I understand that there is aqueous $\ce{Cu^2+}$ in this scenario which pulls on the electrons from the zinc causing the electrons to move through the wire, but how does the electronegativity of $\ce{Cu^2+}$ pull on the electrons from the $\ce{Zn}$ when they aren't "connected".

What I mean by that is the $\ce{Zn}$ metal and the wire are only connected to the $\ce{Cu}$ metal and not the aqueous $\ce{Cu^2+}$ solution. This would make more sense to me if the $\ce{Zn}$ metal was connected to $\ce{Cu^2+}$ solution via a wire rather than being connected to the $\ce{Cu}$ metal.

Answer 1

If we consider the classical Daniel cell $$\ce{Zn|Zn^2+||Cu^2+|Cu|}\text{(wiring to Zn)}$$

then due higher tendency of zinc ions to leave the metal, getting hydrated in solution, the zinc electrode obtains more negative electrostatic potential due extra electrons, compared to cupper electrode.

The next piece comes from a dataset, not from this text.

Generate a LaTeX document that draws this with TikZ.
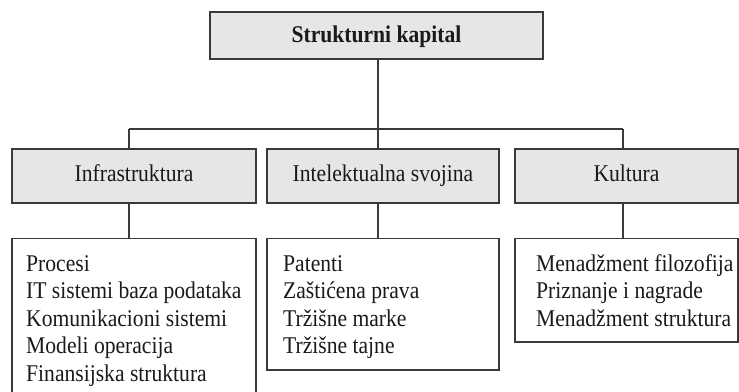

As electrodes are galvanically connected, electrons flow from more negative potential of the $\ce{Zn}$ electrode toward more positive $\ce{Cu}$ electrode, increasing potential of the former and decreasing the potential of the latter.

The $\ce{Cu}$ electrode, with the potential lower then its equilibrium potential, reduces $\ce{Cu^2+}$ to $\ce{Cu}$.

The $\ce{Zn}$ electrode gets the higher than equilibrium potential, as electrodes leave it by the wire, so more $\ce{Zn^2+}$ ions are transferred to $\ce{Zn^2+}$ salt solution, to approach the equilibrium potential.

Ions in both solutions, connected by diaphragm or salt bridge, migrate along the potential and concentration gradients, caused by unequal potentials and electrode reactions.

The whole cycle is closed.